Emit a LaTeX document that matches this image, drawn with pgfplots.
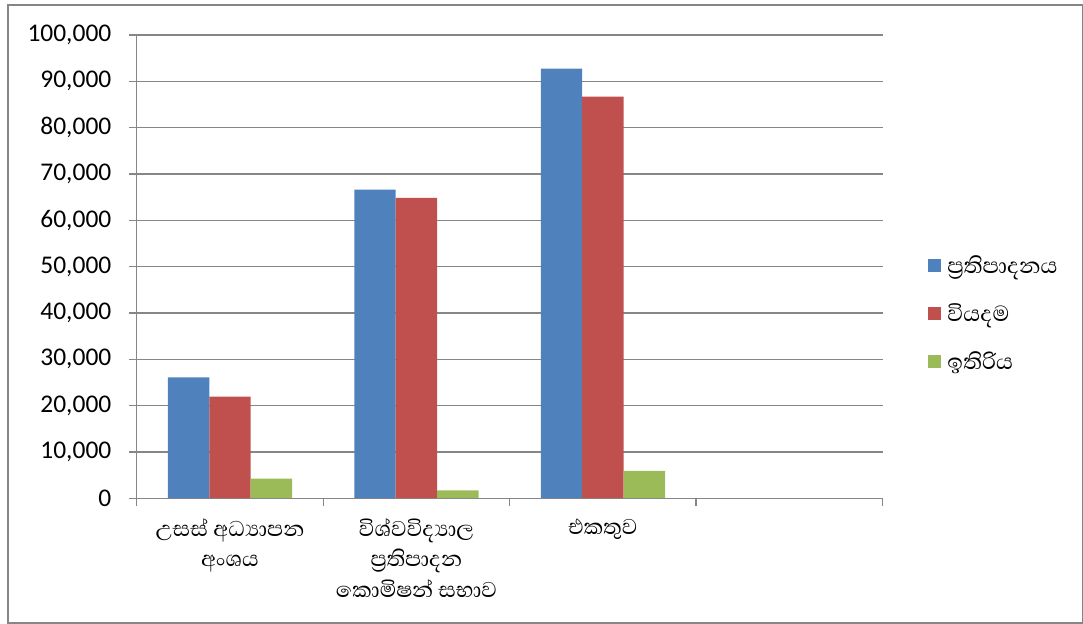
\documentclass[border=0pt]{standalone}
\usepackage{pgfplots}
\pgfplotsset{compat=1.18}
\usepackage{fontspec}
\setmainfont{Carlito}
\newfontfamily\sinhala[Script=Sinhala]{Abhaya Libre}
\definecolor{cblue}{RGB}{79,129,189}
\definecolor{cred}{RGB}{192,80,77}
\definecolor{cgreen}{RGB}{155,187,89}
\definecolor{cgrid}{RGB}{134,134,134}
\begin{document}
\begin{tikzpicture}[x=1bp,y=1bp]
\begin{axis}[
  at={(0,0)}, anchor=south west,
  scale only axis, width=747bp, height=464bp,
  xmin=-0.5, xmax=3.5, ymin=0, ymax=100000,
  axis x line*=bottom, axis y line*=left,
  axis line style={cgrid, line width=1.3bp},
  tick align=outside,
  major tick length=8bp,
  tick style={cgrid, line width=1.3bp},
  ymajorgrids, grid style={cgrid, line width=1.3bp},
  ytick={0,10000,...,100000},
  scaled y ticks=false,
  /pgf/number format/assume math mode=true,
  yticklabel style={font=\fontsize{25.5bp}{29bp}\selectfont, xshift=-14bp, /pgf/number format/fixed, /pgf/number format/1000 sep={,}},
  xtick={-0.5,0.5,1.5,2.5,3.5}, xticklabels={},
  extra x ticks={0,1,2},
  extra x tick labels={{\sinhala උසස් අධ්‍යාපන\\\sinhala අංශය},{\sinhala විශ්වවිද්‍යාල\\\sinhala ප්‍රතිපාදන\\\sinhala කොමිෂන් සභාව},{\sinhala එකතුව}},
  extra x tick style={major tick length=0pt, tick style={draw=none}, grid=none,
     xticklabel style={align=center, font=\fontsize{27.5bp}{30.5bp}\selectfont, yshift=-17bp}},
  legend style={draw=none, at={(rel axis cs:1.056,0.399)}, anchor=west,
     font=\fontsize{28bp}{30bp}\selectfont, row sep=25bp, fill=none,
     /tikz/every odd column/.append style={column sep=5bp}},
  legend cell align=left,
  legend image code/.code={\fill[#1] (0bp,-6.5bp) rectangle (13bp,6.5bp);},
]
\addplot[ybar, bar width=0.2222, bar shift=-0.2222, fill=cblue, draw=none]
  coordinates {(0,26100) (1,66600) (2,92700)};
\addlegendentry{\sinhala ප්‍රතිපාදනය}
\addplot[ybar, bar width=0.2222, bar shift=0, fill=cred, draw=none]
  coordinates {(0,21900) (1,64800) (2,86700)};
\addlegendentry{\sinhala වියදම}
\addplot[ybar, bar width=0.2222, bar shift=0.2222, fill=cgreen, draw=none]
  coordinates {(0,4200) (1,1700) (2,5900)};
\addlegendentry{\sinhala ඉතිරිය}
\end{axis}
\pgfresetboundingbox
\draw[cgrid, line width=1.5bp] (-129,-125) rectangle (947,494);
\useasboundingbox (-137,-126) rectangle (946,499);
\end{tikzpicture}
\end{document}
------------------------------------------------------------
Quote in full the listing given above; the images are to be left out.

**Result for this task:**
Emit a LaTeX document that matches this image, drawn with pgfplots.
\documentclass[border=0pt]{standalone}
\usepackage{pgfplots}
\pgfplotsset{compat=1.18}
\usepackage{fontspec}
\setmainfont{Carlito}
\newfontfamily\sinhala[Script=Sinhala]{Abhaya Libre}
\definecolor{cblue}{RGB}{79,129,189}
\definecolor{cred}{RGB}{192,80,77}
\definecolor{cgreen}{RGB}{155,187,89}
\definecolor{cgrid}{RGB}{134,134,134}
\begin{document}
\begin{tikzpicture}[x=1bp,y=1bp]
\begin{axis}[
  at={(0,0)}, anchor=south west,
  scale only axis, width=747bp, height=464bp,
  xmin=-0.5, xmax=3.5, ymin=0, ymax=100000,
  axis x line*=bottom, axis y line*=left,
  axis line style={cgrid, line width=1.3bp},
  tick align=outside,
  major tick length=8bp,
  tick style={cgrid, line width=1.3bp},
  ymajorgrids, grid style={cgrid, line width=1.3bp},
  ytick={0,10000,...,100000},
  scaled y ticks=false,
  /pgf/number format/assume math mode=true,
  yticklabel style={font=\fontsize{25.5bp}{29bp}\selectfont, xshift=-14bp, /pgf/number format/fixed, /pgf/number format/1000 sep={,}},
  xtick={-0.5,0.5,1.5,2.5,3.5}, xticklabels={},
  extra x ticks={0,1,2},
  extra x tick labels={{\sinhala උසස් අධ්‍යාපන\\\sinhala අංශය},{\sinhala විශ්වවිද්‍යාල\\\sinhala ප්‍රතිපාදන\\\sinhala කොමිෂන් සභාව},{\sinhala එකතුව}},
  extra x tick style={major tick length=0pt, tick style={draw=none}, grid=none,
     xticklabel style={align=center, font=\fontsize{27.5bp}{30.5bp}\selectfont, yshift=-17bp}},
  legend style={draw=none, at={(rel axis cs:1.056,0.399)}, anchor=west,
     font=\fontsize{28bp}{30bp}\selectfont, row sep=25bp, fill=none,
     /tikz/every odd column/.append style={column sep=5bp}},
  legend cell align=left,
  legend image code/.code={\fill[#1] (0bp,-6.5bp) rectangle (13bp,6.5bp);},
]
\addplot[ybar, bar width=0.2222, bar shift=-0.2222, fill=cblue, draw=none]
  coordinates {(0,26100) (1,66600) (2,92700)};
\addlegendentry{\sinhala ප්‍රතිපාදනය}
\addplot[ybar, bar width=0.2222, bar shift=0, fill=cred, draw=none]
  coordinates {(0,21900) (1,64800) (2,86700)};
\addlegendentry{\sinhala වියදම}
\addplot[ybar, bar width=0.2222, bar shift=0.2222, fill=cgreen, draw=none]
  coordinates {(0,4200) (1,1700) (2,5900)};
\addlegendentry{\sinhala ඉතිරිය}
\end{axis}
\pgfresetboundingbox
\draw[cgrid, line width=1.5bp] (-129,-125) rectangle (947,494);
\useasboundingbox (-137,-126) rectangle (946,499);
\end{tikzpicture}
\end{document}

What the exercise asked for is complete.